The event took place at Modern Art Oxford and was hosted by Dr. Gwendolyn Sasse, a Professorial Fellow at Nuffield College and Ms. Onuch’s former supervisor. The presentation consisted of a dialogue between each presenter and a series of videos of art-infused protest by a number of Ukraine’s burgeoning cohort of contemporary artists. Inspired by the 1980s solidarity movement in Poland and the more recent Orange Revolution in Ukraine, Ms. Onuch’s academic work focuses on ‘Revolutionary Moments and Revolutionary Movements’, the title of her dissertation which inspired her and her father to host a 2009 exhibition and symposium in Kiev, aptly called ‘Revolutionary Moments’.
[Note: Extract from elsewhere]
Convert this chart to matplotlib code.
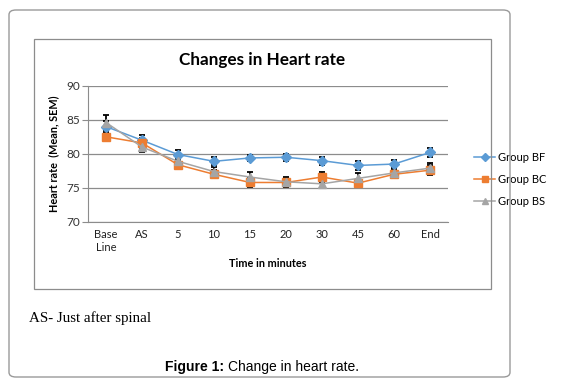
import matplotlib
matplotlib.use("Agg")
import matplotlib.pyplot as plt
from matplotlib.patches import FancyBboxPatch, Rectangle
import numpy as np

categories = ["Base\nLine", "AS", "5", "10", "15", "20", "30", "45", "60", "End"]
bf = [84.0, 82.0, 79.9, 78.9, 79.4, 79.5, 79.0, 78.3, 78.5, 80.2]
bc = [82.5, 81.6, 78.4, 77.0, 75.8, 75.8, 76.6, 75.7, 77.0, 77.6]
bs = [84.6, 81.0, 78.9, 77.4, 76.6, 75.9, 75.6, 76.4, 77.2, 77.9]
bf_sem = [0.8, 0.7, 0.7, 0.6, 0.5, 0.5, 0.6, 0.6, 0.6, 0.6]
bc_sem = [0.6, 0.7, 0.5, 0.6, 0.6, 0.6, 0.7, 0.6, 0.6, 0.7]
bs_sem = [1.1, 0.8, 0.6, 0.7, 0.8, 0.7, 0.6, 0.8, 0.7, 0.7]
series_names = ["Group BF", "Group BC", "Group BS"]
colors = ["#5B9BD5", "#ED7D31", "#A5A5A5"]
markers = ["D", "s", "^"]

fig = plt.figure(figsize=(5.8, 3.91), dpi=100)

outer = FancyBboxPatch((9/580, 1 - 377/391), (510-9)/580, (377-10)/391,
                       boxstyle="round,pad=0,rounding_size=0.012",
                       transform=fig.transFigure, fill=False,
                       edgecolor="#9a9a9a", linewidth=1.0)
fig.patches.append(outer)
inner = Rectangle((34/580, 1 - 289/391), (491-34)/580, (289-39)/391,
                  transform=fig.transFigure, fill=False,
                  edgecolor="#8c8c8c", linewidth=0.9)
fig.patches.append(inner)

ax = fig.add_axes([88/580, 1 - 222/391, 360/580, (222-85.7)/391])
x = np.arange(len(categories))

for vals, sem in zip([bf, bc, bs], [bf_sem, bc_sem, bs_sem]):
    ax.errorbar(x, vals, yerr=sem, fmt="none", ecolor="black",
                elinewidth=1.3, capsize=2.2, capthick=1.3, zorder=2)
for vals, name, c, m in zip([bf, bc, bs], series_names, colors, markers):
    ms = 4.8 if m == "D" else 5.2
    ax.plot(x, vals, color=c, marker=m, markersize=ms, linewidth=1.1,
            label=name, zorder=3)

ax.set_xlim(-0.5, len(categories) - 0.5)
ax.set_ylim(70, 90)
ax.set_yticks([70, 75, 80, 85, 90])
ax.set_xticks(x)
ax.set_xticklabels(categories)
ax.yaxis.grid(True, color="#8c8c8c", linewidth=0.9)
ax.set_axisbelow(True)
for s in ["top", "right"]:
    ax.spines[s].set_visible(False)
ax.spines["left"].set_color("#8c8c8c")
ax.spines["bottom"].set_color("#8c8c8c")
ax.tick_params(axis="y", length=4, color="#8c8c8c", labelsize=8.5,
               labelcolor="#333333", pad=2)
ax.tick_params(axis="x", length=0, labelsize=8, labelcolor="#222222", pad=5)
for lbl in ax.get_xticklabels() + ax.get_yticklabels():
    lbl.set_fontfamily("Lato")

ax.set_xlabel("Time in minutes", fontfamily="Lato", fontweight="bold",
              fontsize=7.8, labelpad=4)
ax.set_ylabel("Heart rate  (Mean, SEM)", fontfamily="Lato", fontweight="bold",
              fontsize=7.8, labelpad=5)

fig.text(262/580, 1 - 60/391, "Changes in Heart rate", ha="center",
         va="center", fontfamily="Lato", fontweight="bold", fontsize=12.3)

leg = ax.legend(loc="center left", bbox_to_anchor=(1.045, 0.31), frameon=False,
                prop={"family": "Lato", "size": 8}, handlelength=1.9,
                handletextpad=0.25, labelspacing=1.0, markerscale=0.8)

fig.text(29/580, 1 - 318/391, "AS- Just after spinal", ha="left",
         va="center", fontfamily="Liberation Serif", fontsize=10.8)

t1 = fig.text(165/580, 1 - 367/391, "Figure 1:", ha="left", va="center",
              fontfamily="Liberation Sans", fontweight="bold", fontsize=10)
fig.canvas.draw()
bb = t1.get_window_extent()
fig.text(bb.x1 / fig.bbox.width + 3.5/580, 1 - 367/391, "Change in heart rate.",
         ha="left", va="center", fontfamily="Liberation Sans", fontsize=10)

fig.savefig("out.png", dpi=100)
Apparently contemporary artists, financially supported by Soros and the CCA, joined and supplied artwork for the 2005 protests, offering an artistic moment during the movement. But all the videos shown were more recent. They ranged from a staged political campaign event by eclectically-dressed members of ‘Revolutionary Experimental Space’, and artist group commonly know as R.E.P., to an artist trying (and succeeding) to barter replicas of famous works of contemporary art to locals in a rural village. Buyers seemed oblivious that the originals went for millions as they negotiated over prints for a bucket of potatoes and a chicken. To be fair, I didn’t recognise the art either and might have kept the chicken. More interesting was a series of photos of works created at the Centre for Contemporary Art during the protest movement in 2005. Some pieces seemed related to what was going on around the corner. Others didn’t.

Here is an example and an image of artists busily recounting Ukraine’s orange moment.

Credit: R.E.P. (Revolutionary Experimental Space), Kyiv 2004

I must say that I remain sceptical of the long term economic viability of protest art. And I am not the only one. A lively Q&A certainly exposed the tension between art as protest and protest art as a means of livelihood. Art-buying money still comes from familiar places that oftentimes eschew political debate. Indeed, the majority of pieces from the Kiev exhibition were sold to a prominent Ukrainian oligarch. Still, this does not seem to interfere with the protest form of artistic licence; R.E.P activities remain on the fringe of the obscure, and of course they are not the first artists to worry about averting starvation. If the intersection of political protest and art is to remain vibrant, though, foundation money seems the better way to go.